GSA Annual Meeting in Denver, Colorado, USA - 2016

Paper No. 111-6
Presentation Time: 9:25 AM

GEOCHRONOLOGY AND STRATIGRAPHY FOR PALEOANTHROPOLOGY SITES FROM EAST-CENTRAL AREA 130, KOOBI FORA, KENYA


MANA, Sara, Geological Sciences, Salem State University, Salem, MA 01970, LEPRE, Christopher J., Paleomagnetics Laboratory, Lamont-Doherty Earth Observatory, 61 Route 9W, PO Box 100, Palisades, NY 10964-8000, HEMMING, Sidney, Department of Earth and Environmental Sciences and Lamont-Doherty Earth Observatory, Columbia University, Palisades, NY 10964 and KENT, Dennis V., Department of Earth and Planetary Sciences, Rutgers University, 610 Taylor Road, Piscataway, NJ 08854, manasara.geo@gmail.com

In the Koobi Fora region of the northeast Lake Turkana Basin (Kenya) dozens of archeological sites have been excavated in order to understand the behavior of Early Pleistocene hominins. Data collected from these sites have been important for demonstrating the manufacture styles of Oldowan stone-tool users, hominin dietary preferences, and processes of Early Stone Age site formation. A well-known and particularly rich locality is collection Area 130 of Koobi Fora. Area 130 is noteworthy for hominin fossils KNM-ER 1805 (Homo) and 1806 (Paranthropus) as well as the FxJj 18 site complex, which represents one of the type localities for the Developed Oldowan of Koobi Fora. However, despite research beginning in the late 1960s, and several revisions to the stratigraphy and dating of the Koobi Fora Formation, there are few studies that have attempted to provide the fossil and archaeological sites of Area 130 with a sequence and chronology. The lack of a detailed chronostratigraphy for the Area 130 succession has contributed to conflicting interpretations for the dates of KNM-ER 1805 and 1806 hominin fossils.

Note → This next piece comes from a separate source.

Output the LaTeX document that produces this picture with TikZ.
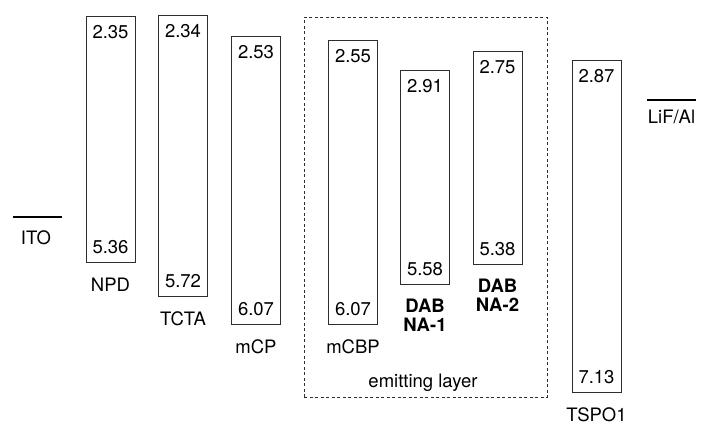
\documentclass[tikz,border=0pt]{standalone}
\usepackage{fontspec}
\setmainfont{TeX Gyre Heros}
\usepackage{tikz}
\usetikzlibrary{positioning,calc}
\definecolor{edgegrey}{HTML}{2E2E2E}

\begin{document}
\begin{tikzpicture}[x=1pt, y=-1pt,
    every node/.style={font=\fontsize{18.5}{19}\selectfont, inner sep=0pt, align=center},
    layer/.style={draw=edgegrey, line width=0.9pt, minimum width=49pt, anchor=north},   % niveau
    val/.style={text=black},
    mat/.style={text=black},
    dopant/.style={font=\fontsize{18.5}{19}\selectfont\bfseries},
    electrode/.style={line width=2.8pt, color=black},
    eml/.style={draw=edgegrey, line width=0.9pt, dash pattern=on 3pt off 2.5pt, anchor=north west}
  ]
  \useasboundingbox (0,0) rectangle (708,433);

  % ============ electrodes =============================================
  \coordinate (ito-l) at (13,217);  \coordinate (ito-r) at (62,217);
  \draw[electrode] (ito-l) -- (ito-r);
  \node[mat, below=13pt of {$(ito-l)!0.47!(ito-r)$}] (ito) {ITO};

  \coordinate (lif-l) at (647,100); \coordinate (lif-r) at (696,100);
  \draw[electrode] (lif-l) -- (lif-r);
  \node[mat, below=10pt of {$(lif-l)!0.5!(lif-r)$}] (lif) {LiF/Al};

  % ============ couches de transport ===================================
  \node[layer, minimum height=246pt] (npd) at (110.5,16) {};
  \node[val, below=9pt of npd.north] (npd-l) {2.35};
  \node[val, above=9pt of npd.south] (npd-h) {5.36};
  \node[mat, below=15pt of npd.south] (npd-n) {NPD};

  \node[layer, minimum height=281pt] (tcta) at (183,15) {};
  \node[val, below=9pt of tcta.north] (tcta-l) {2.34};
  \node[val, above=9pt of tcta.south] (tcta-h) {5.72};
  \node[mat, below=15pt of tcta.south] (tcta-n) {TCTA};

  \node[layer, minimum height=288pt] (mcp) at (256,36) {};
  \node[val, below=9pt of mcp.north] (mcp-l) {2.53};
  \node[val, above=9pt of mcp.south] (mcp-h) {6.07};
  \node[mat, below=15pt of mcp.south] (mcp-n) {mCP};

  % ============ couche emissive ========================================
  \node[eml, minimum width=243pt, minimum height=380pt] (emlbox) at (304,17) {};
  \node[mat, anchor=base] (eml-n) at (423,387) {emitting layer};

  \node[layer, minimum height=284pt] (mcbp) at (353,40) {};
  \node[val, below=9pt of mcbp.north] (mcbp-l) {2.55};
  \node[val, above=9pt of mcbp.south] (mcbp-h) {6.07};
  \node[mat, below=15pt of mcbp.south] (mcbp-n) {mCBP};

  \node[layer, minimum height=214pt] (dabna1) at (425,70) {};
  \node[val, below=9pt of dabna1.north] (dabna1-l) {2.91};
  \node[val, above=9pt of dabna1.south] (dabna1-h) {5.58};
  \node[dopant, below=14pt of dabna1.south] (dabna1-n) {DAB\\NA-1};

  \node[layer, minimum height=213pt] (dabna2) at (497.5,51) {};
  \node[val, below=9pt of dabna2.north] (dabna2-l) {2.75};
  \node[val, above=9pt of dabna2.south] (dabna2-h) {5.38};
  \node[dopant, below=14pt of dabna2.south] (dabna2-n) {DAB\\NA-2};

  % ============ transport d'electrons ==================================
  \node[layer, minimum height=332pt] (tspo1) at (596.5,60) {};
  \node[val, below=9pt of tspo1.north] (tspo1-l) {2.87};
  \node[val, above=9pt of tspo1.south] (tspo1-h) {7.13};
  \node[mat, below=15pt of tspo1.south] (tspo1-n) {TSPO1};

\end{tikzpicture}
\end{document}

Here we present new geochronology and paleomagnetic data used to develop a chronostratigraphic framework that allows us to directly assess the age of the sediments, fossils, and artifacts from Area 130. Single pumices from the Orange Tuff marker level and an unnamed tuff exposed near the FxJj 18 archaeological site complex have been dated by high precision single crystal 40Ar/39Ar dating on k-feldspar separates. Concurrently we collected orientated paleomagnetic samples from the fine-grained strata in Area 130 from stratigraphic positions situated between the KBS Tuff and the of the Okote tuffaceous siltstone complex and used them to develop a magnetostratigraphic section for Area 130. Our findings allows us to better constrain the stratigraphy of the analyzed sections and can be used to refine the sequence and chronology of the archaeological and fossils sites from Area 130 and other penecontemporaneous sites within the Koobi Fora Formation and elsewhere in the Lake Turkana Basin.